Red Rock Canyon Adventure Park, previously Red Rock Canyon State Park, is located 1 mi south of Hinton in Caddo County, Oklahoma. Before the settlement of Oklahoma, the area was used by Plains Indians as a winter campsite. The canyon was a stop on the California Road where settlers would gather fresh water and repair their wagons. Wagon wheel ruts are still visible in the park. The canyon has the only remaining site of native Caddo maple trees.

Park activities include rappelling down the canyon, walking on nature trails, hiking on a rocky trail, and fishing. There are picnic areas and group picnic shelters, a playground, a swimming pool and bathhouse. There are tent and RV campsites inside the canyon. The park and surrounding area have good opportunities for fall foliage-viewing.

Care must be taken while hiking in the canyon as the area is known for rattlesnakes.
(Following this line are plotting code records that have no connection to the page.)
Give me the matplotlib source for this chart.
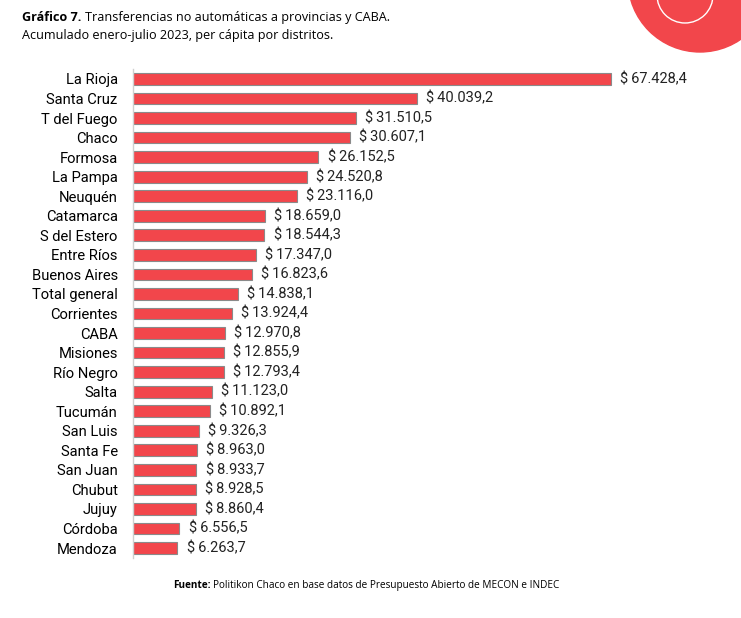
import matplotlib.pyplot as plt
from matplotlib.patches import Circle

distritos = ['La Rioja', 'Santa Cruz', 'T del Fuego', 'Chaco', 'Formosa', 'La Pampa',
             'Neuquén', 'Catamarca', 'S del Estero', 'Entre Ríos', 'Buenos Aires',
             'Total general', 'Corrientes', 'CABA', 'Misiones', 'Río Negro', 'Salta',
             'Tucumán', 'San Luis', 'Santa Fe', 'San Juan', 'Chubut', 'Jujuy',
             'Córdoba', 'Mendoza']
valores = [67428.4, 40039.2, 31510.5, 30607.1, 26152.5, 24520.8, 23116.0, 18659.0,
           18544.3, 17347.0, 16823.6, 14838.1, 13924.4, 12970.8, 12855.9, 12793.4,
           11123.0, 10892.1, 9326.3, 8963.0, 8933.7, 8928.5, 8860.4, 6556.5, 6263.7]

fuente_t = ['Open Sans', 'DejaVu Sans']


def fmt(v):
    s = f'{v:,.1f}'.replace(',', 'X').replace('.', ',').replace('X', '.')
    return '$\u2009' + s


fig = plt.figure(figsize=(7.41, 6.18), dpi=100)
ax = fig.add_axes([0.1795, 0.0974, 0.765, 0.7906])

y = list(range(len(distritos)))
ax.barh(y, valores, height=0.6, color='#F2464B', edgecolor='#8a8a8a', linewidth=0.8)
for yi, v in zip(y, valores):
    ax.text(v + 1300, yi, fmt(v), va='center', ha='left', fontsize=10.5,
            family=['Roboto', 'DejaVu Sans'], color='#222222')

ax.set_xlim(0, 80000)
ax.set_ylim(len(distritos) - 0.5, -0.5)
ax.set_yticks(y)
ax.set_yticklabels(distritos, fontsize=10.6, family=['Roboto', 'DejaVu Sans'])
ax.tick_params(axis='y', length=0, pad=11)
ax.set_xticks([])
for s in ['top', 'right', 'bottom']:
    ax.spines[s].set_visible(False)
ax.spines['left'].set_color('#d0d0d0')
ax.spines['left'].set_linewidth(1)

# titulo
t1 = fig.text(0.03, 0.971, 'Gráfico 7.', fontsize=9.1, va='center', weight='bold',
              family=fuente_t)
fig.canvas.draw()
bb = t1.get_window_extent().transformed(fig.transFigure.inverted())
fig.text(bb.x1 + 0.004, 0.971, 'Transferencias no automáticas a provincias y CABA.',
         fontsize=9.1, va='center', family=fuente_t)
fig.text(0.03, 0.943, 'Acumulado enero-julio 2023, per cápita por distritos.',
         fontsize=9.1, va='center', family=fuente_t)

# fuente
t2 = fig.text(0.233, 0.053, 'Fuente:', fontsize=7.2, va='center', weight='bold',
              family=fuente_t)
fig.canvas.draw()
bb2 = t2.get_window_extent().transformed(fig.transFigure.inverted())
fig.text(bb2.x1 + 0.003, 0.053, 'Politikon Chaco en base datos de Presupuesto Abierto de MECON e INDEC',
         fontsize=7.2, va='center', family=fuente_t)

# logo
circ = Circle((7.00, 6.18 + 0.20), 0.72, transform=fig.dpi_scale_trans,
              color='#F2464B', clip_on=False)
fig.patches.append(circ)
globo = Circle((6.85, 6.18 + 0.05), 0.28, transform=fig.dpi_scale_trans,
               fill=False, edgecolor='white', linewidth=1, clip_on=False)
fig.patches.append(globo)

fig.savefig('out.png', dpi=100)
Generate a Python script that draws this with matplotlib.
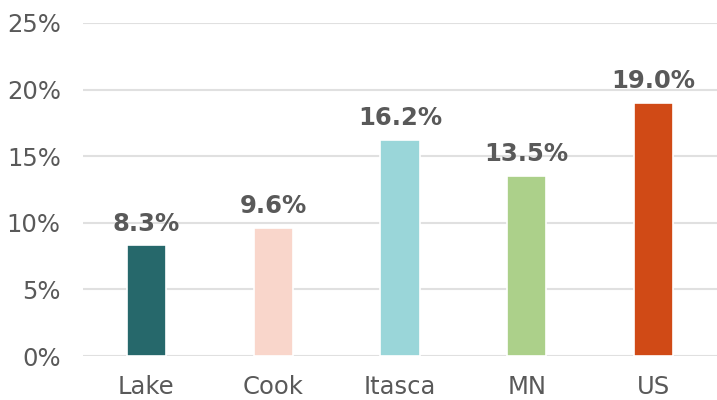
import matplotlib.pyplot as plt
from matplotlib.ticker import FuncFormatter

# Data
categories = ["Lake", "Cook", "Itasca", "MN", "US"]
values = [8.3, 9.6, 16.2, 13.5, 19.0]
colors = ["#26686b", "#f9d6cb", "#9ad6d9", "#acd08a", "#d04a16"]

text_color = "#595959"

fig = plt.figure(figsize=(7.17, 4.0), dpi=100)
ax = fig.add_axes([83 / 717, 0.11, 1 - 83 / 717, 0.8325])

x = range(len(categories))
bars = ax.bar(x, values, width=0.31, color=colors, edgecolor="white",
              linewidth=1.2, zorder=3)

for b, v in zip(bars, values):
    ax.annotate(f"{v:.1f}%", (b.get_x() + b.get_width() / 2, v),
                xytext=(0, 7), textcoords="offset points",
                ha="center", va="bottom", fontsize=17.5, fontweight="bold",
                color=text_color)

ax.set_xlim(-0.5, len(categories) - 0.5)
ax.set_ylim(0, 25)
ax.set_yticks(range(0, 26, 5))
ax.yaxis.set_major_formatter(FuncFormatter(lambda v, p: f"{v:.0f}%"))
ax.set_xticks(list(x))
ax.set_xticklabels(categories)

ax.grid(axis="y", color="#e0e0e0", linewidth=1.5, zorder=0)
for s in ax.spines.values():
    s.set_visible(False)
ax.tick_params(axis="both", length=0, labelsize=17.5, colors=text_color)
ax.tick_params(axis="y", pad=16)
ax.tick_params(axis="x", pad=14)

fig.savefig("out.png", dpi=100)
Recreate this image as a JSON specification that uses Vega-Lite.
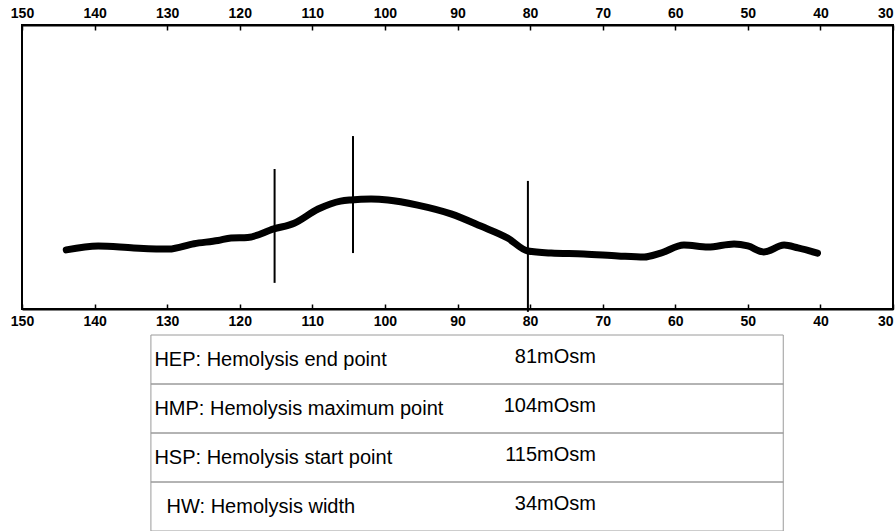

Copperhead snakes, while uncommon, have been reported in the area.

==Park history==
The park area, originally known as Kiwanis Canyon Park, was donated to the State of Oklahoma in 1956 by the City of Hinton, the Hinton Kiwanis Club, and one other individual. The 310-acre park was renamed Red Rock Canyon State Park.

In March 2017, the Oklahoma Department of Tourism and Recreation published a list of 16 state parks that might be closed to help offset a reduction in its budget for 2018. Red Rock Canyon State Park was on this list. The list represented approximately one-half of the parks remaining after the department closed seven parks in 2011.

On November 1, 2018, the state ceased operating the park. The Oklahoma Department of Tourism and Recreation leased the park to the Town of Hinton, Oklahoma. It is now operated privately under the Red Rock Canyon Adventure Park name.